• [What is being asked] From the entries below, copy every line holding the word "LaTeX".

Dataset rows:
::::::

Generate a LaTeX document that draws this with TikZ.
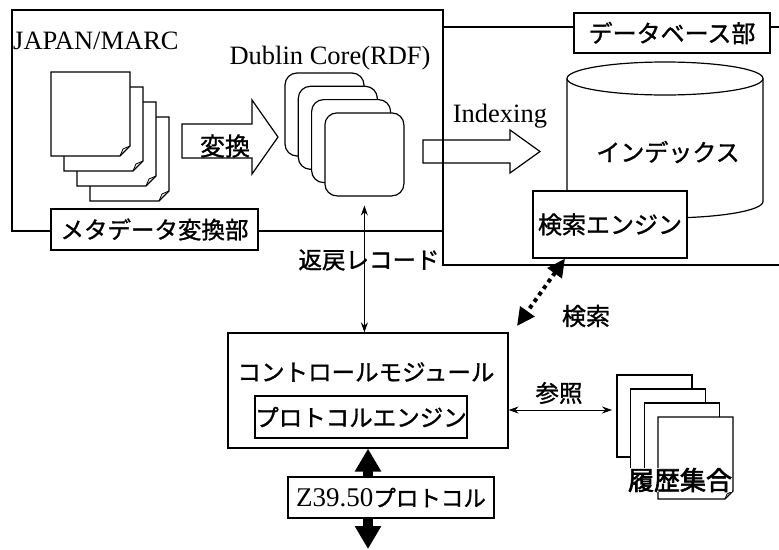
\documentclass[tikz,border=0pt]{standalone}
\usepackage{fontspec}
\setmainfont{Liberation Serif}
\newfontfamily\jp[FakeBold=1.2]{Noto Sans CJK JP}
\newfontfamily\jph[FakeBold=2.5]{Noto Sans CJK JP}
\usetikzlibrary{arrows.meta, positioning}

\begin{document}
\begin{tikzpicture}[x=1pt, y=-1pt,
    lat/.style={font=\fontsize{26.5}{28}\selectfont, inner sep=0pt},
    jpn/.style={font=\jp\fontsize{23.5}{25}\selectfont, inner sep=0pt},
    frame/.style={draw, line width=1.2pt},
    tag/.style={draw, fill=white, line width=1.2pt, inner sep=0pt, font=\jp\fontsize{23.5}{25}\selectfont},
    sheet/.style={draw, fill=white, line width=1.1pt},
    rec/.style={draw, fill=white, line width=1.2pt, rounded corners=12pt, minimum width=79pt, minimum height=83pt},
    thin/.style={line width=0.9pt, {Stealth[length=10pt,width=7pt]}-{Stealth[length=10pt,width=7pt]}},
    fat/.style={line width=10pt, -{Triangle[length=23pt,width=25pt]}},
  ]
  \useasboundingbox (0,0) rectangle (779,549);

  % Metadata conversion part
  \draw[frame] (12,10) rectangle (443,231);
  \node[tag, minimum width=207pt, minimum height=41pt] (convtag) at (154.5,229.5) {メタデータ変換部};
  \node[lat, anchor=west] (marc) at (13,41) {JAPAN/MARC};
  \foreach \i in {3,2,1,0} {
    \draw[sheet] ({51+13*\i},{72+15*\i}) -- ++(79,0) -- ++(0,74) -- ++(-10,10) -- ++(-69,0) -- cycle;
    \draw[line width=0.8pt] ({120+13*\i},{156+15*\i}) -- ++(3,-7) -- ++(7,-3);
  }
  \draw[frame, fill=white] (182,124) -- (252,124) -- (252,100) -- (278,137)
    -- (252,174) -- (252,158) -- (182,158) -- cycle;
  \node[jpn, font=\jp\fontsize{25}{27}\selectfont] (conv) at (225,146) {変換};
  \node[lat] (dctitle) at (330,58) {Dublin Core(RDF)};
  \foreach \i in {1,...,4}
    \node[rec] (dc\i) at ({311.2+13.3*\i},{101.2+13.3*\i}) {};

  % Database part
  \draw[frame] (779,27) -- (443,27) -- (443,265) -- (779,265);
  \node[tag, minimum width=196pt, minimum height=40pt, font=\jp\fontsize{24}{26}\selectfont] (dbtag) at (672,33) {データベース部};
  \draw[frame, fill=white] (567,78.5) -- (567,201.5)
    arc[start angle=180, end angle=0, x radius=98, y radius=16.5] -- (763,78.5);
  \draw[frame, fill=white] (665,78.5) ellipse [x radius=98, y radius=16.5];
  \node[jpn, font=\jp\fontsize{24}{26}\selectfont] (index) at (668,152) {インデックス};
  \node[tag, minimum width=154pt, minimum height=67pt, font=\jp\fontsize{24}{26}\selectfont] (engine) at (610,224.5) {検索エンジン};
  \draw[frame] (423,140) -- (510,140) -- (510,130) -- (540,151.5)
    -- (510,173) -- (510,163) -- (423,163) -- cycle;
  \node[lat] (indexing) at (500,116) {Indexing};

  % Control module
  \node[frame, minimum width=280pt, minimum height=115pt] (ctrl) at (368,390.5) {};
  \node[jpn] (ctrltext) at (366,372) {コントロールモジュール};
  \node[tag, minimum width=212pt, minimum height=42pt] (proto) at (361,417) {プロトコルエンジン};
  \node[tag, minimum width=206pt, minimum height=41pt] (zbox) at (391,497.5)
    {{\rmfamily\fontsize{27}{29}\selectfont Z39.50}\fontsize{22.5}{24}\selectfont プロトコル};
  \coordinate (zend) at (368,549);

  % History set
  \foreach \i in {0,1,2}
    \draw[sheet] ({617+13.7*\i},{375+14*\i}) rectangle ++(75,82);
  \draw[sheet] (658,417) -- ++(75,0) -- ++(0,74) -- ++(-8,8) -- ++(-67,0) -- cycle;
  \draw[line width=0.8pt] (725,499) -- ++(2,-5) -- ++(6,-3);
  \node[jpn, fill=white, font=\jph\fontsize{26}{28}\selectfont] (hist) at (680,480) {履歴集合};
  \coordinate (histin) at (612,410);
  \coordinate (qtip) at (517,326);

  % Arrows
  \draw[thin, shorten <=9pt] (dc4.south) -- (dc4.south |- ctrl.north);
  \node[jpn] (ret) at (369,260) {返戻レコード};
  \draw[thin] (ctrl.east |- histin) -- (histin);
  \node[jpn] (ref) at (559,393) {参照};
  \draw[line width=4pt, dash pattern=on 4pt off 4pt,
    {Triangle[length=18pt,width=17pt]}-{Triangle[length=18pt,width=17pt]}]
    ([xshift=-45pt]engine.south) -- (qtip);
  \node[jpn, font=\jp\fontsize{24}{26}\selectfont] (query) at (586,316) {検索};
  \draw[fat] (ctrl.south |- zbox.north) -- (ctrl.south);
  \draw[fat] (ctrl.south |- zbox.south) -- (zend);
\end{tikzpicture}
\end{document}
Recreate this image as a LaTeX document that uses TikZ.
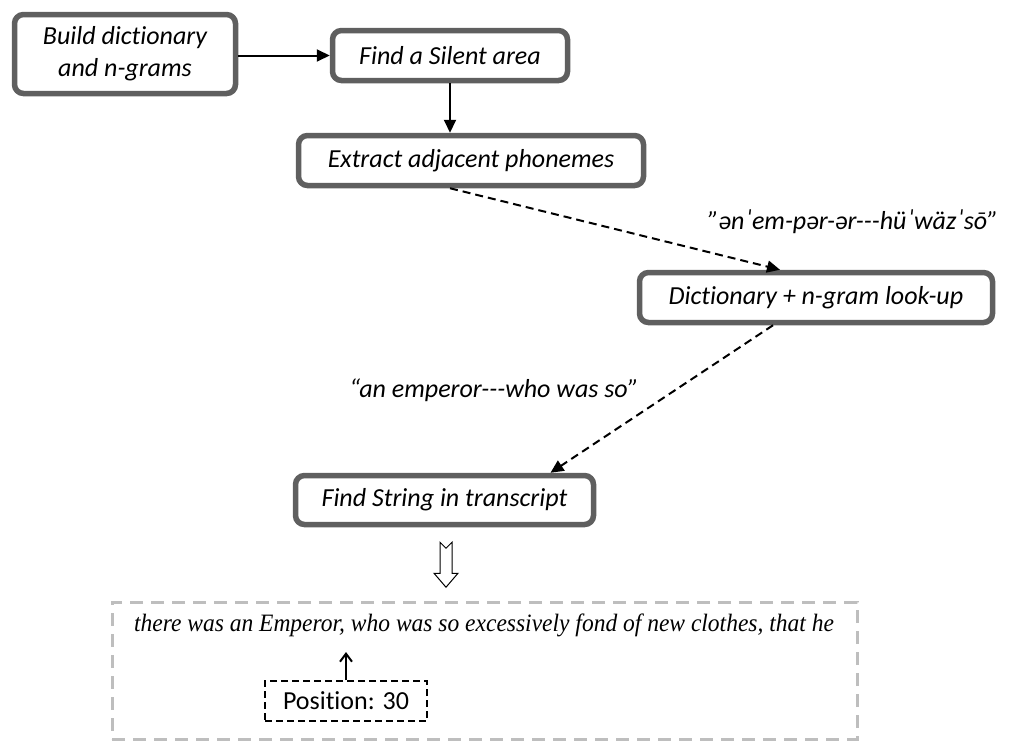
\documentclass[tikz,border=0pt]{standalone}
\usepackage{fontspec}
\setmainfont{Carlito}[Ligatures={TeXOff,NoCommon}]
\newfontfamily\storyfont{Liberation Serif}[Ligatures=TeXOff]
\usetikzlibrary{arrows.meta,calc}
\definecolor{boxgray}{RGB}{95,95,95}
\definecolor{lightgray}{RGB}{190,190,190}
\begin{document}
\begin{tikzpicture}[x=1pt,y=-1pt,
  stepbox/.style={draw=boxgray,line width=5.5pt,rounded corners=9pt,fill=white,
    inner sep=0pt,align=center,font=\fontsize{26}{32}\selectfont\itshape},
  flow/.style={line width=2pt,-{Triangle[length=13pt,width=12pt]}},
  dflow/.style={line width=2pt,dash pattern=on 8pt off 5pt,-{Triangle[length=13pt,width=12pt]}},
  quote/.style={font=\fontsize{26}{32}\selectfont\itshape,inner sep=0pt}]
\useasboundingbox (0,0) rectangle (1010,742);

% process steps
\node[stepbox,minimum width=221pt,minimum height=79pt] (build) at (125,54)
  {Build dictionary\\and n-grams};
\node[stepbox,minimum width=235pt,minimum height=50pt] (silent) at (450,55.5)
  {Find a Silent area};
\node[stepbox,minimum width=345pt,minimum height=50pt] (extract) at (471,160.5)
  {Extract adjacent phonemes};
\node[stepbox,minimum width=353pt,minimum height=50pt] (lookup) at (816,297.5)
  {Dictionary + n-gram look-up};
\node[stepbox,minimum width=298pt,minimum height=49pt] (find) at (444.5,500)
  {Find String in transcript};

% intermediate results
\node[quote] (phon) at (853,222) {”ənˈem-pər-ər---hüˈwäzˈsō”};
\node[quote] (words) at (494,390) {“an emperor---who was so”};

% connectors
\draw[flow] (build.east |- silent.west) -- (silent.west);
\draw[flow] (silent.south) -- (silent.south |- extract.north);
\draw[dflow] (silent.south |- extract.south) -- ([xshift=-36pt]lookup.north);
\draw[dflow] ([xshift=-43pt]lookup.south) -- ([xshift=106pt]find.north);

% transcript excerpt
\node[draw=lightgray,line width=3pt,dash pattern=on 13pt off 8pt,
  minimum width=745pt,minimum height=137pt,inner sep=0pt] (transcript) at (484.5,670.5) {};
\node[font=\storyfont\itshape\fontsize{25}{28}\selectfont,inner sep=0pt] (story) at (484,625)
  {\scalebox{0.94}[1]{there was an Emperor, who was so excessively fond of new clothes, that he}};
\node[draw,line width=2pt,dash pattern=on 7pt off 4pt,minimum width=162pt,minimum height=40pt,
  inner sep=0pt,font=\fontsize{26}{32}\selectfont] (pos) at (346,701) {Position: 30};
\coordinate (mark) at (346,652);
\draw[line width=2pt,-{Straight Barb[length=8pt,width=12pt]}] (pos.north) -- (mark);

% hollow block arrow from the search step to the transcript
\coordinate (ha) at ($(find.south)+(1.5,15)$);
\draw[line width=1pt,fill=white]
  ($(ha)+(-6,0)$) -- ($(ha)+(0,6)$) -- ($(ha)+(6,0)$) -- ($(ha)+(6,31)$) -- ($(ha)+(12,31)$)
  -- ($(ha)+(0,45)$) -- ($(ha)+(-12,31)$) -- ($(ha)+(-6,31)$) -- cycle;
\end{tikzpicture}
\end{document}
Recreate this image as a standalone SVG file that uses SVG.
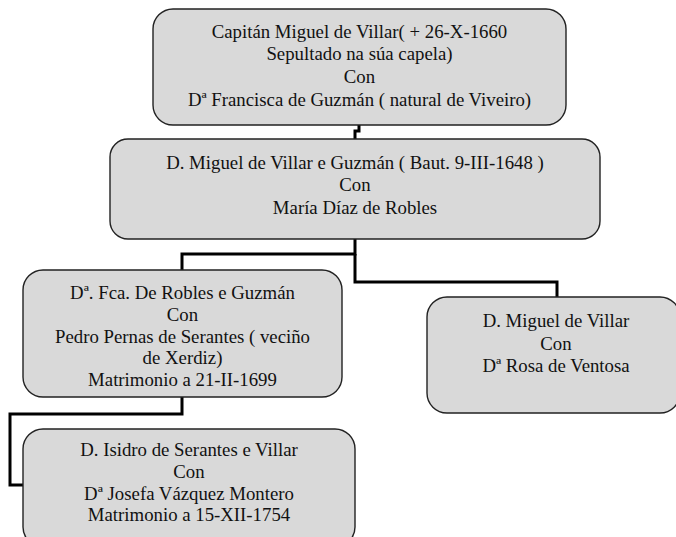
<svg xmlns="http://www.w3.org/2000/svg" width="676" height="537" viewBox="0 0 676 537">
<style>
.box{fill:#d9d9d9;stroke:#222;stroke-width:1.4}
.t{font-family:"Liberation Serif","Times New Roman",serif;font-size:18.8px;fill:#111;text-anchor:middle}
.c{fill:none;stroke:#000;stroke-width:3;stroke-linejoin:miter}
</style>
<rect width="676" height="537" fill="#fff"/>
<g id="connectors">
<path class="c" d="M359,125 V131 H355 V139"/>
<path class="c" d="M355,239 V254 H182 V270"/>
<path class="c" d="M355,254 V282 H557 V297"/>
<path class="c" d="M182,397 V414 H10 V485 H23"/>
</g>
<g id="n1">
<rect class="box" x="153" y="9" width="413" height="116" rx="20"/>
<text class="t" x="359.5" y="37.5">Capitán Miguel de Villar( + 26-X-1660</text>
<text class="t" x="359.5" y="60.3">Sepultado na súa capela)</text>
<text class="t" x="359.5" y="83">Con</text>
<text class="t" x="359.5" y="105.8">Dª Francisca de Guzmán ( natural de Viveiro)</text>
</g>
<g id="n2">
<rect class="box" x="110" y="139" width="490" height="100" rx="18"/>
<text class="t" x="355" y="168.5">D. Miguel de Villar e Guzmán ( Baut. 9-III-1648 )</text>
<text class="t" x="355" y="191">Con</text>
<text class="t" x="355" y="213.5">María Díaz de Robles</text>
</g>
<g id="n3">
<rect class="box" x="23" y="270" width="319" height="127" rx="20"/>
<text class="t" x="182.5" y="299">Dª. Fca. De Robles e Guzmán</text>
<text class="t" x="182.5" y="321">Con</text>
<text class="t" x="182.5" y="342.5">Pedro Pernas de Serantes ( veciño</text>
<text class="t" x="182.5" y="364">de Xerdiz)</text>
<text class="t" x="182.5" y="386">Matrimonio a 21-II-1699</text>
</g>
<g id="n4">
<rect class="box" x="23" y="429" width="332" height="118" rx="20"/>
<text class="t" x="189" y="456">D. Isidro de Serantes e Villar</text>
<text class="t" x="189" y="477.5">Con</text>
<text class="t" x="189" y="499.5">Dª Josefa Vázquez Montero</text>
<text class="t" x="189" y="521">Matrimonio a 15-XII-1754</text>
</g>
<g id="n5">
<rect class="box" x="427" y="297" width="253" height="116" rx="20"/>
<text class="t" x="556" y="327">D. Miguel de Villar</text>
<text class="t" x="556" y="349.5">Con</text>
<text class="t" x="556" y="372">Dª Rosa de Ventosa</text>
</g>
</svg>
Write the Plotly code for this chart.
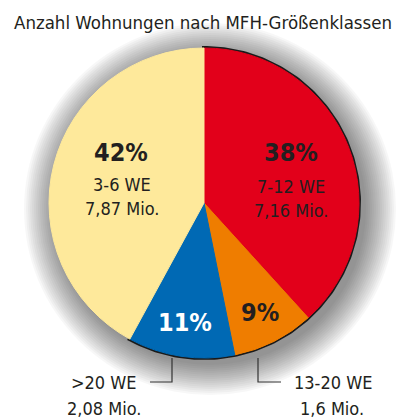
import math
import plotly.graph_objects as go

title = "Anzahl Wohnungen nach MFH-Größenklassen"
categories = ["7-12 WE", "13-20 WE", ">20 WE", "3-6 WE"]
values_mio = [7.16, 1.6, 2.08, 7.87]
value_labels = ["7,16 Mio.", "1,6 Mio.", "2,08 Mio.", "7,87 Mio."]
percent_labels = ["38%", "9%", "11%", "42%"]
colors = ["#e2001a", "#ef7d00", "#0069b4", "#fee99b"]
outlined = [True, True, True, False]

W, H = 407, 420
CX, CY, R = 204, 203, 155
FONT = "DejaVu Sans Condensed, Roboto, Liberation Sans, sans-serif"
TXT = "#231f20"

fig = go.Figure()

# soft shadow behind pie
shapes = []
for i in range(16):
    rr = R + 1 + i * 2
    shapes.append(dict(type="circle", xref="x", yref="y", layer="below",
                       x0=CX + 6 - rr, x1=CX + 6 + rr, y0=CY + 6 - rr, y1=CY + 6 + rr,
                       fillcolor="rgba(0,0,0,0.032)", line=dict(width=0)))

fig.add_trace(go.Pie(
    labels=categories, values=values_mio, sort=False, direction="clockwise", rotation=0,
    marker=dict(colors=colors, line=dict(color=colors, width=1)),
    textinfo="none", hoverinfo="skip", showlegend=False,
    domain=dict(x=[(CX - R) / W, (CX + R) / W], y=[(H - CY - R) / H, (H - CY + R) / H]),
))

# outline around the highlighted group of slices
total = sum(values_mio)
frac = sum(v for v, o in zip(values_mio, outlined) if o) / total
n = 200
xs, ys = [CX], [CY]
for k in range(n + 1):
    a = math.radians(90 - 360 * frac * k / n)
    xs.append(CX + R * math.cos(a))
    ys.append(CY - R * math.sin(a))
xs.append(CX)
ys.append(CY)
fig.add_trace(go.Scatter(x=xs, y=ys, mode="lines", line=dict(color="#1a1a1a", width=4),
                         hoverinfo="skip", showlegend=False))

# leader lines
fig.add_trace(go.Scatter(x=[172, 172, 150], y=[358, 382, 382], mode="lines",
                         line=dict(color="#333", width=1.2), hoverinfo="skip", showlegend=False))
fig.add_trace(go.Scatter(x=[258, 258, 281], y=[358, 382, 382], mode="lines",
                         line=dict(color="#333", width=1.2), hoverinfo="skip", showlegend=False))

ann = []
def add(x, y, text, size, color=TXT, bold=False, xanchor="center"):
    ann.append(dict(x=x, y=y, xref="x", yref="y", text=text, showarrow=False,
                    xanchor=xanchor, yanchor="middle",
                    font=dict(family=FONT, size=size, color=color, weight=700 if bold else 400)))

add(203, 22, title, 18.5)
add(291, 152, percent_labels[0], 25, bold=True)
add(291, 186, categories[0], 18)
add(291, 210, value_labels[0], 18)
add(121, 152, percent_labels[3], 25, bold=True)
add(122, 184, categories[3], 18)
add(122, 208, value_labels[3], 18)
add(185, 322, percent_labels[2], 25, color="white", bold=True)
add(260, 312, percent_labels[1], 25, bold=True)
add(104, 382, categories[2], 18)
add(104, 408, value_labels[2], 18)
add(292, 382, categories[1], 18, xanchor="left")
add(298, 408, value_labels[1], 18, xanchor="left")

fig.update_layout(
    width=W, height=H, margin=dict(l=0, r=0, t=0, b=0),
    paper_bgcolor="white", plot_bgcolor="rgba(0,0,0,0)",
    xaxis=dict(range=[0, W], visible=False, fixedrange=True),
    yaxis=dict(range=[H, 0], visible=False, fixedrange=True),
    shapes=shapes, annotations=ann,
)

fig.write_html("out.html", config={"displayModeBar": False},
               post_script="document.body.style.margin='0';document.body.style.overflow='hidden';")
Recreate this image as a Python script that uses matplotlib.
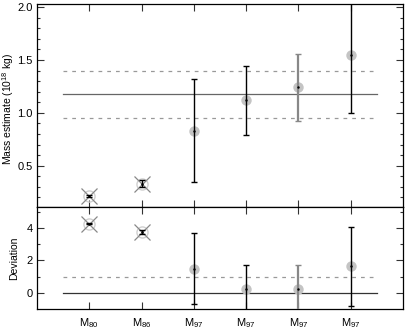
import matplotlib
matplotlib.use("Agg")
import matplotlib.pyplot as plt
import numpy as np
from matplotlib.ticker import MultipleLocator

# data
labels = ["M$_{80}$", "M$_{86}$", "M$_{97}$", "M$_{97}$", "M$_{97}$", "M$_{97}$"]
mass = [0.21, 0.33, 0.83, 1.12, 1.24, 1.55]
mass_lo = [0.20, 0.30, 0.35, 0.79, 0.92, 1.00]
mass_hi = [0.22, 0.36, 1.32, 1.44, 1.56, 2.10]
dev = [4.26, 3.75, 1.50, 0.27, 0.27, 1.64]
dev_lo = [4.22, 3.65, -0.65, -1.50, -1.50, -0.78]
dev_hi = [4.30, 3.85, 3.69, 1.70, 1.70, 4.08]
rejected = [True, True, False, False, False, False]
grey_bar = [False, False, False, False, True, False]

mean_mass = 1.175
band_lo, band_hi = 0.95, 1.40
dev_ref = 0.0
dev_limit = 1.0

plt.rcParams["font.family"] = ["Liberation Sans", "DejaVu Sans"]
plt.rcParams["font.size"] = 8
plt.rcParams["mathtext.fontset"] = "custom"
plt.rcParams["mathtext.rm"] = "Liberation Sans"
plt.rcParams["mathtext.it"] = "Liberation Sans"

fig = plt.figure(figsize=(4.07, 3.30), dpi=100)
ax1 = fig.add_axes([0.091, 0.373, 0.899, 0.615])
ax2 = fig.add_axes([0.091, 0.064, 0.899, 0.309], sharex=ax1)

x = np.arange(1, len(labels) + 1)


def draw_points(ax, vals, lo, hi):
    for xi, v, l, h, rej, gb in zip(x, vals, lo, hi, rejected, grey_bar):
        col = "#888888" if gb else "black"
        lw = 1.6 if gb else 1.0
        ax.errorbar([xi], [v], yerr=[[v - l], [h - v]], fmt="none",
                    ecolor=col, elinewidth=lw, capsize=2.5, capthick=1.0,
                    zorder=3)
        if rej:
            ax.plot(xi, v, "o", ms=8, mfc="none", mec="#d0d0d0", mew=1.0,
                    zorder=2)
            ax.plot(xi, v, "x", ms=11, color="#888888", mew=0.9, zorder=2)
        else:
            ax.plot(xi, v, "o", ms=7.5, color="#c4c4c4", mec="none",
                    zorder=2)
        ax.plot(xi, v, ".", ms=1.5, color="black", zorder=4)


xs = [0.5, 6.5]
ax1.plot(xs, [mean_mass] * 2, color="#666666", lw=0.9)
ax1.plot(xs, [band_hi] * 2, color="#999999", lw=0.9, ls=(0, (3, 4)))
ax1.plot(xs, [band_lo] * 2, color="#999999", lw=0.9, ls=(0, (3, 4)))
draw_points(ax1, mass, mass_lo, mass_hi)

ax2.plot(xs, [dev_ref] * 2, color="#333333", lw=0.9)
ax2.plot(xs, [dev_limit] * 2, color="#999999", lw=0.9, ls=(0, (3, 4)))
draw_points(ax2, dev, dev_lo, dev_hi)

ax1.set_xlim(0, 7)
ax1.set_ylim(0.11, 2.03)
ax2.set_ylim(-0.98, 5.3)

ax1.yaxis.set_major_locator(MultipleLocator(0.5))
ax1.yaxis.set_minor_locator(MultipleLocator(0.1))
ax2.yaxis.set_major_locator(MultipleLocator(2))
ax2.yaxis.set_minor_locator(MultipleLocator(1))
ax1.yaxis.set_major_formatter(plt.FuncFormatter(lambda v, p: f"{v:.1f}"))

ax2.set_xticks(x)
ax2.set_xticklabels(labels)
plt.setp(ax1.get_xticklabels(), visible=False)

for ax in (ax1, ax2):
    ax.tick_params(which="both", direction="in", top=True, right=True,
                   width=0.8, color="#333333", pad=3)
    ax.tick_params(which="major", length=5)
    ax.tick_params(which="minor", length=2.5)
    for s in ax.spines.values():
        s.set_linewidth(0.9)
ax2.tick_params(axis="x", pad=5)

ax1.set_ylabel("Mass estimate (10$^{18}$ kg)", fontsize=7.5)
ax2.set_ylabel("Deviation", fontsize=7.5)
ax1.yaxis.set_label_coords(-0.058, 0.48)
ax2.yaxis.set_label_coords(-0.05, 0.5)

fig.savefig("out.png", dpi=100)
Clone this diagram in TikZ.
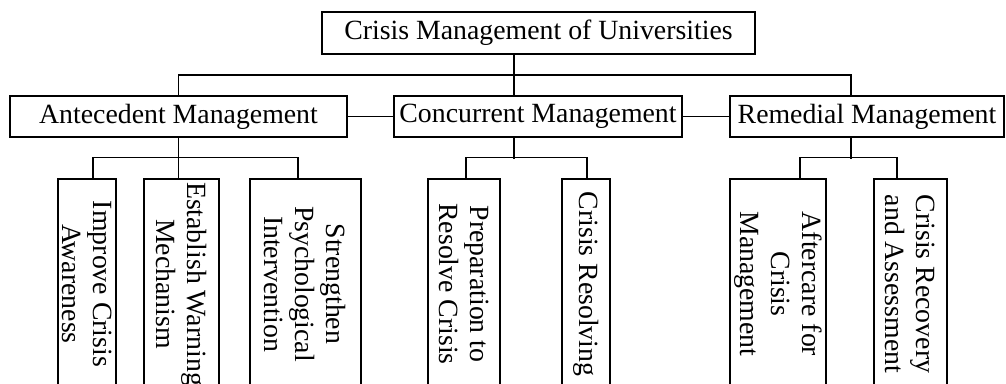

::::::

• [The completed task]
Generate a LaTeX document that draws this with TikZ.
Recreate this image as a LaTeX document that uses TikZ.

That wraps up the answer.